Kuttanad, that part of Kerala in Alappuzha (Alleppy) world-famous for its backwaters. This is the “backbone” of those backwaters, the Pampa river lazily cutting though its center at Chennemkari in a typical Kerala backwater setting: A wide expanse of clear water flanked by palm-tree fringed banks, reflecting off the lazily flowing water. Taken at water level from a small “shuttle” boat used to cross the river by the local people. Two houseboats can be seen in the distance.
The setting sun lights up an incredibly wide, expansive cloud bank, all cottony and fluffy from “behind”, highlighting it contours in a poetic golden hue late one evening. One set of raining clouds in the middle is completely lit up in the golden setting color of the sun! The rain falling of the cloud can be clearly seen as golden showers (not the kind you are thinking of, hehe). The size of the cloud banks can be judged by the coconut trees in the bottom right corner. Taken from a train at dusk near Velloor, Kottayam district, Kerala.

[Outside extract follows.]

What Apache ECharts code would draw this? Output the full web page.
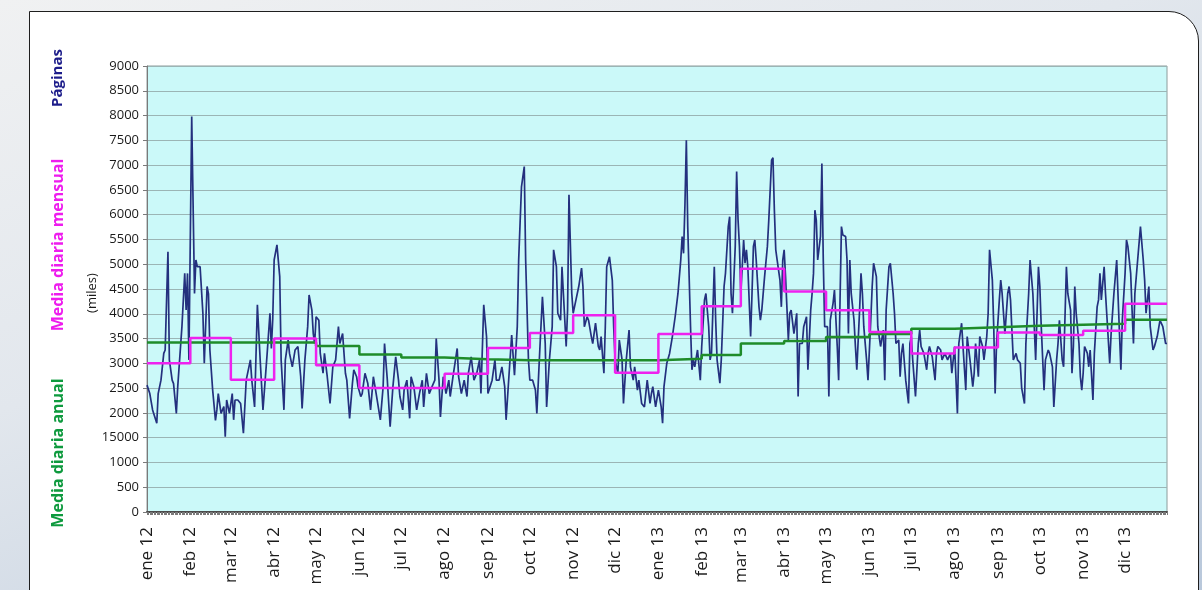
<!DOCTYPE html>
<html>
<head>
<meta charset="utf-8">
<script src="https://cdn.jsdelivr.net/npm/echarts@6/dist/echarts.min.js"></script>
<style>
  html, body { margin: 0; padding: 0; }
  body {
    width: 1202px; height: 590px; overflow: hidden; position: relative;
    background: linear-gradient(160deg, #f0f1f2 0%, #e2e7ed 40%, #b9c8db 100%);
  }
  #tarjeta {
    position: absolute; left: 29px; top: 11px; width: 1168px; height: 700px;
    background: #fff; border: 1.5px solid #1e1e1e; border-top-right-radius: 30px;
  }
  #chart { position: absolute; left: 0; top: 0; width: 1202px; height: 590px; }
</style>
</head>
<body>
<div id="tarjeta"></div>
<div id="chart"></div>
<script>
// etiquetas de los meses (eje X)
const meses = ['ene 12', 'feb 12', 'mar 12', 'abr 12', 'may 12', 'jun 12', 'jul 12', 'ago 12', 'sep 12', 'oct 12', 'nov 12', 'dic 12',
               'ene 13', 'feb 13', 'mar 13', 'abr 13', 'may 13', 'jun 13', 'jul 13', 'ago 13', 'sep 13', 'oct 13', 'nov 13', 'dic 13']

// media diaria de cada mes (miles)
const mediaMensual = [3000, 3510, 2670, 3500, 2960, 2500, 2500, 2790, 3310, 3610, 3970, 2810,
                      3590, 4150, 4910, 4450, 4070, 3630, 3200, 3320, 3620, 3570, 3660, 4200]

// media diaria anual, mes a mes (miles)
const mediaAnual = [3420, 3420, 3420, 3420, 3350, 3180, 3120, 3080, 3060, 3060, 3060, 3060,
                    3090, 3170, 3400, 3450, 3530, 3590, 3700, 3730, 3760, 3780, 3800, 3880]

// páginas vistas (miles): [día del año desde el 1 de enero, valor]
const paginas2012 = [
  [0,2560],[2,2390],[4,2060],[7,1790],[8,2390],[10,2660],[12,3200],[13,3270],[15,5250],[16,3070],[18,2660],[19,2590],
  [21,1990],[22,2530],[25,3740],[27,4815],[28,4075],[29,4815],[30,3070],[32,7980],[34,4410],[35,5085],[36,4950],[38,4950],
  [40,4010],[41,3000],[43,4550],[44,4400],[45,3270],[47,2460],[49,1850],[50,2060],[51,2390],[53,1990],[55,2130],[56,1520],
  [57,2260],[59,1990],[61,2390],[62,1860],[63,2260],[65,2260],[67,2190],[69,1590],[71,2660],[74,3070],[75,2660],[77,2120],
  [79,4180],[81,3070],[83,2060],[86,3200],[88,4010],[89,3300],[90,3900],[91,5085],[93,5390],[95,4750],[96,3070],[98,2060],
  [99,3070],[101,3470],[102,3200],[104,2930],[106,3270],[108,3340],[110,2730],[111,2090],[113,3070],[115,3740],[116,4380],
  [118,4075],[119,3600],[120,3400],[121,3940],[123,3870],[124,3200],[126,2800],[127,3200],[129,2730],[131,2190],[133,2930],
  [135,3070],[137,3740],[138,3400],[140,3600],[142,2800],[143,2660],[145,1890],[147,2590],[148,2870],[150,2730],[151,2530],
  [153,2330],[154,2390],[156,2800],[158,2600],[160,2060],[162,2730],[164,2390],[167,1860],[169,2530],[170,3400],[172,2660],
  [174,1720],[176,2530],[178,3130],[180,2660],[181,2330],[183,2060],[184,2460],[186,2660],[188,1890],[189,2730],[191,2530],
  [193,2060],[195,2390],[197,2660],[198,2120],[200,2800],[202,2390],[204,2530],[206,2660],[207,3500],[209,2660],[210,1920],
  [212,2730],[214,2390],[216,2660],[217,2330],[219,2730],[222,3300],[223,2730],[225,2390],[227,2660],[229,2330],[230,2800],
  [232,3130],[234,2660],[236,2800],[238,3070],[239,2390],[241,4180],[243,3540],[244,2390],[247,2660],[249,3070],[250,2660],
  [252,2660],[254,2930],[256,2530],[257,1860],[259,2730],[261,3570],[263,2760],[265,3740],[266,5085],[268,6560],[270,6970],
  [271,5085],[273,3070],[274,2660],[276,2660],[278,2460],[279,1990],[281,3200],[283,4345],[285,3400],[286,2120],[288,3070],
  [290,3740],[291,5290],[293,4950],[294,4010],[296,3870],[297,4950],[298,4410],[300,3340],[301,4075],[302,6400],[304,4410],
  [305,4010],[307,4280],[309,4550],[311,4920],[312,4550],[313,3740],[315,3940],[316,3870],[318,3540],[319,3400],[321,3810],
  [323,3340],[324,3270],[325,3540],[327,2800],[328,3740],[329,4950],[331,5150],[333,4680],[334,3740],[335,3070],[337,2800],
  [338,3470],[340,3070],[341,2190],[343,3070],[345,3670],[346,2930],[348,2660],[349,2930],[351,2460],[352,2660],[354,2190],
  [356,2120],[358,2660],[360,2190],[361,2390],[362,2530],[364,2120]
]
const paginas2013 = [
  [0,2460],[2,2120],[3,1790],[4,2530],[6,3000],[8,3200],[10,3540],[12,3940],[14,4410],[16,5085],[17,5560],[18,5220],
  [19,6200],[20,7500],[21,5760],[23,3740],[24,2870],[25,3070],[26,2930],[28,3270],[30,2660],[31,3340],[33,4280],[34,4410],
  [36,3740],[37,3070],[38,3200],[40,4950],[41,3870],[42,3070],[44,2600],[45,3070],[47,4550],[48,4815],[50,5760],[51,5960],
  [52,4410],[53,4010],[55,5360],[56,6870],[57,5900],[58,5360],[59,4410],[61,5490],[62,5020],[63,5290],[64,4950],[66,3540],
  [67,4410],[68,5360],[69,5490],[70,5085],[72,4140],[73,3870],[74,4075],[76,4750],[78,5360],[79,5890],[80,5900],[81,7100],
  [82,7150],[83,6090],[84,5290],[85,5085],[87,4680],[88,4140],[89,5085],[90,5290],[91,4750],[93,3470],[94,4010],[95,4075],
  [97,3600],[99,4010],[100,2330],[101,3400],[103,3400],[104,3740],[106,3940],[107,2870],[109,4075],[110,4410],[111,4815],
  [112,6090],[113,5890],[114,5085],[116,5560],[117,7030],[118,5085],[119,3740],[121,3740],[122,2330],[123,3870],[124,3870],
  [125,4210],[126,4480],[128,3340],[129,2660],[130,4280],[131,5760],[132,5590],[134,5560],[135,5085],[136,3600],[137,5085],
  [138,4410],[140,3870],[141,3340],[142,2870],[144,4075],[145,4815],[146,4410],[147,3740],[149,3070],[150,2660],[152,3870],
  [153,4550],[154,5020],[156,4750],[157,3740],[159,3340],[161,3670],[162,2660],[163,4075],[165,4950],[166,5020],[168,4410],
  [169,4000],[170,3400],[172,3470],[173,2730],[174,3200],[175,3400],[177,2660],[179,2190],[180,3400],[181,3540],[182,3070],
  [184,2330],[186,3400],[187,3670],[188,3340],[190,3200],[192,2870],[193,3200],[194,3340],[196,3130],[198,2660],[199,3200],
  [200,3340],[202,3270],[203,3070],[205,3200],[207,3070],[209,3200],[210,2800],[212,3340],[214,1990],[215,3400],[217,3810],
  [218,3340],[220,2460],[221,3540],[223,3070],[225,2530],[226,2800],[227,3400],[229,2730],[230,3540],[232,3340],[233,3070],
  [235,3540],[236,4010],[237,5290],[239,4680],[240,3740],[241,2390],[242,3400],[244,4280],[245,4680],[246,4410],[248,3600],
  [250,4410],[251,4550],[252,4280],[254,3070],[256,3200],[257,3070],[259,3000],[260,2500],[262,2190],[263,3400],[265,4410],
  [266,5085],[268,4410],[269,3740],[270,3070],[272,4950],[273,4550],[274,3740],[276,2460],[277,3070],[279,3270],[280,3200],
  [282,2930],[283,2120],[285,3070],[286,3400],[287,3870],[289,3070],[290,2930],[292,4950],[293,4410],[295,4075],[296,2800],
  [297,3340],[298,4550],[299,4010],[301,3400],[302,2730],[303,2460],[304,2800],[305,3340],[307,3200],[308,2930],[309,3270],
  [311,2260],[312,3200],[314,4140],[315,4280],[316,4815],[317,4280],[319,4950],[320,4410],[321,3940],[323,3000],[324,3600],
  [326,4410],[328,5085],[330,3600],[331,2870],[332,3870],[334,4815],[335,5490],[336,5360],[338,4815],[339,4075],[340,3400],
  [341,4410],[343,5085],[345,5760],[347,5085],[348,4680],[349,4010],[351,4550],[352,3740],[354,3270],[355,3340],[357,3540],
  [359,3870],[361,3740],[363,3400],[364,3400]
]

// categorías: un día por posición, del 1 ene 2012 al 31 dic 2013
const dias = []
for (let t = Date.UTC(2012, 0, 1); t <= Date.UTC(2013, 11, 31); t += 86400000) {
  dias.push(new Date(t).toISOString().slice(0, 10))
}
const dias2012 = dias.filter(d => d.startsWith('2012')).length
const inicioMes = []
dias.forEach((d, i) => { if (d.endsWith('-01')) inicioMes.push(i) })
const ultimo = dias.length - 1

const serieDiaria = paginas2012.map(p => [p[0], p[1]])
  .concat(paginas2013.map(p => [p[0] + dias2012, p[1]]))

function escalones(valores) {
  const datos = valores.map((v, i) => [inicioMes[i], v])
  datos.push([ultimo, valores[valores.length - 1]])
  return datos
}

const chart = echarts.init(document.getElementById('chart'), null, { renderer: 'canvas' })

const fuente = 'Open Sans'

const option = {
  animation: false,
  backgroundColor: 'transparent',
  textStyle: { fontFamily: fuente },
  grid: {
    left: 147, right: 35, top: 66, bottom: 78,
    show: true, backgroundColor: '#cbf9f9', borderColor: '#8c9c9c', borderWidth: 1
  },
  xAxis: {
    type: 'category',
    data: dias,
    boundaryGap: false,
    axisLine: { lineStyle: { color: '#4a4a4a', width: 2 } },
    axisTick: { show: true, interval: 0, length: 3, lineStyle: { color: '#7a7a7a' } },
    axisLabel: {
      interval: (i, v) => v.endsWith('-01'),
      rotate: 90,
      margin: 15,
      fontSize: 17,
      color: '#1a1a1a',
      fontFamily: fuente,
      formatter: v => meses[(+v.slice(0, 4) - 2012) * 12 + (+v.slice(5, 7)) - 1]
    },
    splitLine: { show: false }
  },
  yAxis: {
    type: 'value',
    min: 0, max: 9000, interval: 500,
    axisLine: { show: true, lineStyle: { color: '#7a7a7a' } },
    axisTick: { show: true, length: 4, lineStyle: { color: '#7a7a7a' } },
    axisLabel: {
      fontSize: 13, color: '#1a1a1a', margin: 8, fontFamily: fuente,
      formatter: v => (v === 1500 ? '15000' : String(v))
    },
    splitLine: { lineStyle: { color: '#9bb5b5', width: 1 } }
  },
  graphic: [
    { type: 'text', x: 58, y: 78, rotation: Math.PI / 2,
      style: { text: 'Páginas', fill: '#1c1c8a', font: 'bold 15px "Open Sans"', align: 'center', verticalAlign: 'middle' } },
    { type: 'text', x: 58, y: 245, rotation: Math.PI / 2,
      style: { text: 'Media diaria mensual', fill: '#ee1cee', font: 'bold 16px "Open Sans"', align: 'center', verticalAlign: 'middle' } },
    { type: 'text', x: 58, y: 453, rotation: Math.PI / 2,
      style: { text: 'Media diaria anual', fill: '#0e9a3e', font: 'bold 16px "Open Sans"', align: 'center', verticalAlign: 'middle' } },
    { type: 'text', x: 92, y: 293, rotation: Math.PI / 2,
      style: { text: '(miles)', fill: '#1a1a1a', font: '13px "Open Sans"', align: 'center', verticalAlign: 'middle' } }
  ],
  series: [
    {
      name: 'Páginas',
      type: 'line',
      data: serieDiaria,
      symbol: 'none',
      lineStyle: { color: '#24307e', width: 1.7 }
    },
    {
      name: 'Media diaria anual',
      type: 'line',
      step: 'end',
      data: escalones(mediaAnual),
      symbol: 'none',
      lineStyle: { color: '#1f8c2a', width: 2.5 }
    },
    {
      name: 'Media diaria mensual',
      type: 'line',
      step: 'end',
      data: escalones(mediaMensual),
      symbol: 'none',
      lineStyle: { color: '#ee22ee', width: 2.5 }
    }
  ]
}

chart.setOption(option)
</script>
</body>
</html>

Rain falls in sheets during the Kerala monsoon and all the flora around: the baby mango tree on the left side with its leaves glistening with rain water, the something tree on the right and the jackfruit and coconut trees in the background, all are only too happy about it! 🙂 This photograph was taken in HDR mode and you can clearly see the streaks of rain drops falling! Doesn’t it look like a painting? I think it does 🙂
The Bharathapuzha river, the longest flowing river in Kerala flows (almost) to the brim all muddy and swirling amidst heavy rains during the Monsoons in June 2015. The river, known poetically as the Nila in Malayalam, has shaped the culture and ways of life of Valluvanadu (southern Malabar). But the Nila is in dire straits today, victim of human greed. Indiscriminate sand mining has eroded the river and is killing it. What looks like a patch of grass in the middle is actually a mini forest-sized group of tall shrubs growing on an embankment in the middle of the river, showing how much the river has been mauled and raped to satisfy the need for human “development”. However, nature stuck back and has leveled it once again! Taken from the Shoranur railway bridge.
Big blue skies, green waterlogged fields, and a canal ringed by green trees on the horizon, bisected by a road running through the field. The typical rural Kerala setting. The incredible blueness of the skies that day was especially mind blowing! The now waterlogged paddy fields are being used by people to rear ducks during the monsoon. Not mentioning what place this this, as it would do good not to be besieged by tourists. Though some people might recognize this. Hint: A famous engineering college in Kottayam district.